We want this relation visible in the table view so hiding it is not an option.

My current fix is:

// Get a number of Users
router.get('/user/count', permissionMiddlewareCreator.list(), (request, response, next) => {
  const fields = Object.keys(request.query.fields).filter((it) => it != 'user');
  for (const field of fields) {
    delete request.query.fields[field];
  }
  request.query.fields.user = request.query.fields.user
    .split(',')
    .filter((it) => !fields.includes(it))
    .join(',');

  next();
});

But I think the forest-express-sequelize package should remove the JOIN by default as long as there is no filter active.

The method used to retreive the count is the same used to get the data, this might indeed need refactoring. I’ll push your request to our product team !
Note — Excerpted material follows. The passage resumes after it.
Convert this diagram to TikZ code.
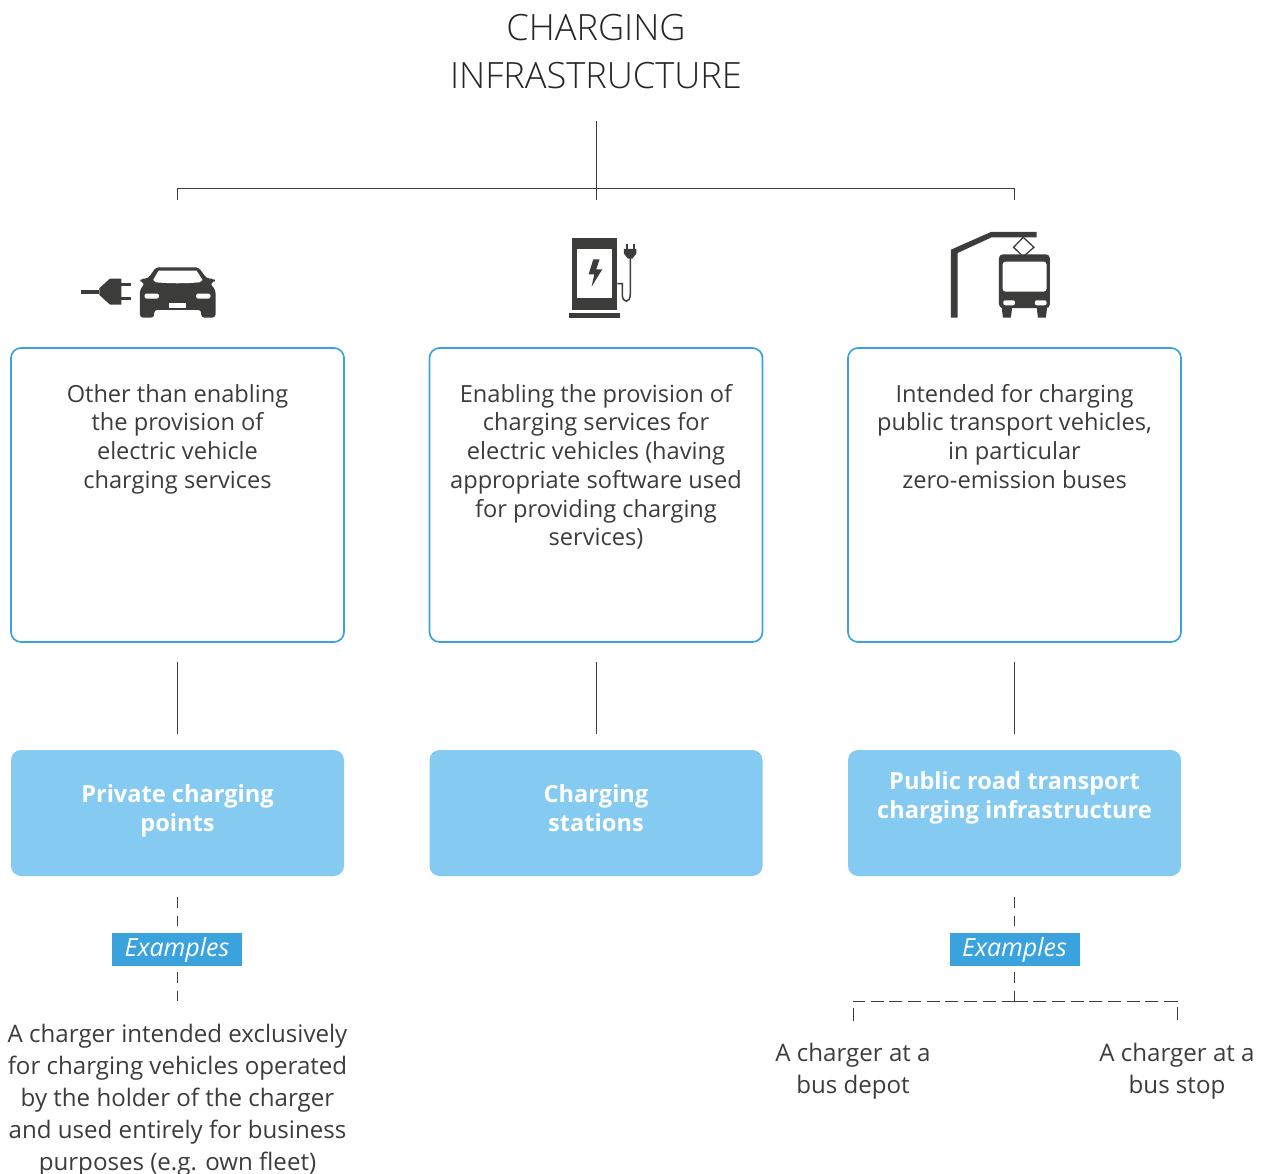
\documentclass[tikz,border=0pt]{standalone}
\usepackage{fontspec}
\setmainfont{Open Sans}
\newfontfamily\titlefont{Open Sans Light}
\usetikzlibrary{positioning}

\definecolor{inkgrey}{HTML}{3C3C3B}
\definecolor{boxblue}{HTML}{3AA3DD}
\definecolor{fillblue}{HTML}{85CAF0}

\tikzset{
  conn/.style={draw=inkgrey, line width=1pt},
  dashconn/.style={conn, dash pattern=on 11pt off 7.5pt},
  forkconn/.style={conn, dash pattern=on 13pt off 5.7pt},
  infobox/.style={draw=boxblue, line width=1.7pt, rounded corners=10pt,
    minimum width=333pt, minimum height=294pt},
  infotext/.style={anchor=north, align=center, text=inkgrey, inner sep=0pt,
    font=\fontsize{23.6}{28.7}\selectfont},
  fillbox/.style={fill=fillblue, rounded corners=10pt, minimum width=333pt,
    minimum height=126pt, inner sep=0pt},
  filltext/.style={inner sep=0pt, align=center, text=white,
    font=\fontsize{23.6}{28.7}\selectfont\bfseries},
  examplebox/.style={fill=boxblue, minimum width=130pt, minimum height=33pt,
    inner sep=0pt, text=white, font=\fontsize{25}{28}\selectfont\itshape},
  exampletext/.style={align=center, text=inkgrey, inner sep=0pt,
    font=\fontsize{24.1}{32}\selectfont},
  icon/.style={fill=inkgrey, draw=none},
  iconcut/.style={fill=white, draw=none},
}

\def\dA{177.5}
\def\dB{596}
\def\dC{1014.5}

\begin{document}
\begin{tikzpicture}[x=1pt, y=-1pt]
    \useasboundingbox (0,0) rectangle (1269,1174);

    %% title and top fork
    \node[align=center, text=black!85, inner sep=0pt,
          font=\fontsize{36.2}{48}\titlefont] (Title) at (\dB, 52) {CHARGING\\INFRASTRUCTURE};
    \coordinate (FA) at (\dA, 188.5);
    \coordinate (FB) at (\dB, 188.5);
    \coordinate (FC) at (\dC, 188.5);
    \coordinate (TA) at (\dA, 200);
    \coordinate (TB) at (\dB, 200);
    \coordinate (TC) at (\dC, 200);
    \draw[conn, shorten <=32pt] (Title.south) -- (TB);
    \draw[conn] (TA) -- (FA) -- (FC) -- (TC);

    %% text boxes
    \node[infobox] (BoxA) at (\dA, 495) {};
    \node[infobox] (BoxB) at (\dB, 495) {};
    \node[infobox] (BoxC) at (\dC, 495) {};

    \node[infotext] (TextA) at (\dA, 384) {Other than enabling\\the provision of\\electric vehicle\\charging services};
    \node[infotext] (TextB) at (\dB, 384) {Enabling the provision of\\charging services for\\electric vehicles (having\\appropriate software used\\for providing charging\\services)};
    \node[infotext] (TextC) at (\dC, 384) {Intended for charging\\public transport vehicles,\\in particular\\zero-emission buses};

    %% filled boxes
    \node[fillbox] (FillA) at (\dA, 813) {};
    \node[fillbox] (FillB) at (\dB, 813) {};
    \node[fillbox] (FillC) at (\dC, 813) {};
    \node[filltext] (LabelA) at (\dA, 811) {\strut Private charging\\\strut points};
    \node[filltext] (LabelB) at (\dB, 811) {\strut Charging\\\strut stations};
    \node[filltext] (LabelC) at (\dC, 798) {\strut Public road transport\\\strut charging infrastructure};

    \draw[conn, shorten <=19pt, shorten >=16pt] (BoxA.south) -- (FillA.north);
    \draw[conn, shorten <=19pt, shorten >=16pt] (BoxB.south) -- (FillB.north);
    \draw[conn, shorten <=19pt, shorten >=16pt] (BoxC.south) -- (FillC.north);

    %% examples
    \node[examplebox] (ExA) at (177, 949.5) {Examples};
    \node[examplebox] (ExC) at (\dC, 949.5) {Examples};
    \coordinate (EndA) at (\dA, 1001);
    \coordinate (EndC) at (\dC, 1001);
    \coordinate (EndL) at (853, 1001);
    \coordinate (EndR) at (1177, 1001);
    \coordinate (DropL) at (853, 1022);
    \coordinate (DropR) at (1177, 1022);

    \draw[dashconn, shorten <=21pt, shorten >=7pt] (FillA.south) -- (ExA.north -| FillA.south);
    \draw[dashconn, shorten <=21pt, shorten >=7pt] (FillC.south) -- (ExC.north);
    \draw[dashconn, shorten <=6pt] (ExA.south -| EndA) -- (EndA);
    \draw[dashconn, shorten <=6pt] (ExC.south) -- (EndC);
    \draw[forkconn] (EndC) -- (EndL) -- (DropL);
    \draw[forkconn] (EndC) -- (EndR) -- (DropR);

    \node[exampletext] (CaseA) at (\dA, 1100) {A charger intended exclusively\\for charging vehicles operated\\by the holder of the charger\\and used entirely for business\\purposes (e.g. own fleet)};
    \node[exampletext] (CaseL) at (853, 1071) {A charger at a\\bus depot};
    \node[exampletext] (CaseR) at (1177, 1071) {A charger at a\\bus stop};

    %% plug and car
    \begin{scope}[shift={(60,220)}, x=0.333pt, y=-0.333pt]
      \fill[icon] (63,209) rectangle (118,222);
      \fill[icon] (118,205) -- (150,176) -- (184,176) -- (184,254) -- (150,254) -- (118,225) -- cycle;
      \fill[icon] (184,190) rectangle (212,199);
      \fill[icon] (184,232) rectangle (212,241);
      \fill[icon, rounded corners=3pt] (288,142) -- (416,142) -- (440,175) -- (465,177) -- (465,186) -- (450,190)
        -- (467,210) -- (467,293) -- (424,293) -- (424,270) -- (283,270) -- (283,293) -- (240,293)
        -- (240,210) -- (255,190) -- (241,186) -- (241,177) -- (265,175) -- cycle;
      \fill[iconcut] (296,152) -- (410,152) -- (428,180) -- (420,187) .. controls (380,191) and (325,191) .. (288,187) -- (280,180) -- cycle;
      \fill[iconcut, rounded corners=2pt] (254,221) rectangle (297,236);
      \fill[iconcut, rounded corners=2pt] (409,221) rectangle (452,236);
      \fill[iconcut] (327,250) rectangle (379,264);
    \end{scope}

    %% charging station
    \begin{scope}[shift={(550,225)}, x=0.333pt, y=-0.333pt]
      \fill[icon] (67,38) rectangle (202,256);
      \fill[iconcut] (82,72) rectangle (187,220);
      \fill[icon] (57,264) rectangle (210,278);
      \fill[icon] (130,103) -- (116,148) -- (133,148) -- (125,185) -- (157,133) -- (139,133) -- (149,103) -- cycle;
      \draw[inkgrey, line width=1.5pt] (202,176) -- (217,176) -- (217,208)
        .. controls (217,236) and (241,236) .. (241,208) -- (241,95);
      \fill[icon] (222,72) -- (259,72) -- (259,86) -- (247,101) -- (234,101) -- (222,86) -- cycle;
      \fill[icon] (227,58) rectangle (233,72);
      \fill[icon] (248,58) rectangle (254,72);
    \end{scope}

    %% bus under the wire
    \begin{scope}[shift={(935,225)}, x=0.333pt, y=-0.333pt]
      \fill[icon] (48,74) -- (168,21) -- (305,21) -- (305,37) -- (170,37) -- (68,84) -- (68,278) -- (48,278) -- cycle;
      \draw[inkgrey, line width=1.3pt] (265,37) -- (297,67) -- (265,95) -- (236,67) -- cycle;
      \fill[icon, rounded corners=4pt] (192,88) rectangle (345,250);
      \fill[icon] (200,245) -- (232,245) -- (228,278) -- (204,278) -- cycle;
      \fill[icon] (305,245) -- (337,245) -- (333,278) -- (309,278) -- cycle;
      \fill[iconcut, rounded corners=3pt] (203,110) rectangle (335,200);
      \fill[iconcut, rounded corners=2pt] (205,226) rectangle (240,241);
      \fill[iconcut, rounded corners=2pt] (300,226) rectangle (335,241);
    \end{scope}

  \end{tikzpicture}
\end{document}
We have some findings we’d like to share:

  1. Since the id as primarykey is non nullable postgres suggest using count(*)
    image
    PostgreSQL: Documentation: 9.4: Aggregate Functions

  2. When using count(id) and LEFT OUTER JOIN the database (postgres) becomes slow because it uses a sequential scan:

EXPLAIN SELECT count("user"."id") AS "count" FROM "public"."user" AS "user" LEFT OUTER JOIN "public"."organization" AS "organization" ON "user"."organization_id" = "organization"."id";
+----------------------------------------------------------------------+
|QUERY PLAN                                                            |
+----------------------------------------------------------------------+
|Aggregate  (cost=4400144.78..4400144.79 rows=1 width=16)              |
|  ->  Seq Scan on "user"  (cost=0.00..4397730.82 rows=965582 width=16)|
+----------------------------------------------------------------------+

vs

EXPLAIN SELECT count(*) AS "count" FROM "public"."user" AS "user" LEFT OUTER JOIN "public"."organization" AS "organization" ON "user"."organization_id" = "organization"."id";
+-----------------------------------------------------------------------------------------------------------+
|QUERY PLAN                                                                                                 |
+-----------------------------------------------------------------------------------------------------------+
|Aggregate  (cost=1042091.14..1042091.15 rows=1 width=8)                                                    |
|  ->  Index Only Scan using user_organization_id_idx on "user"  (cost=0.55..1039677.19 rows=965582 width=8)|
+-----------------------------------------------------------------------------------------------------------+

1 Like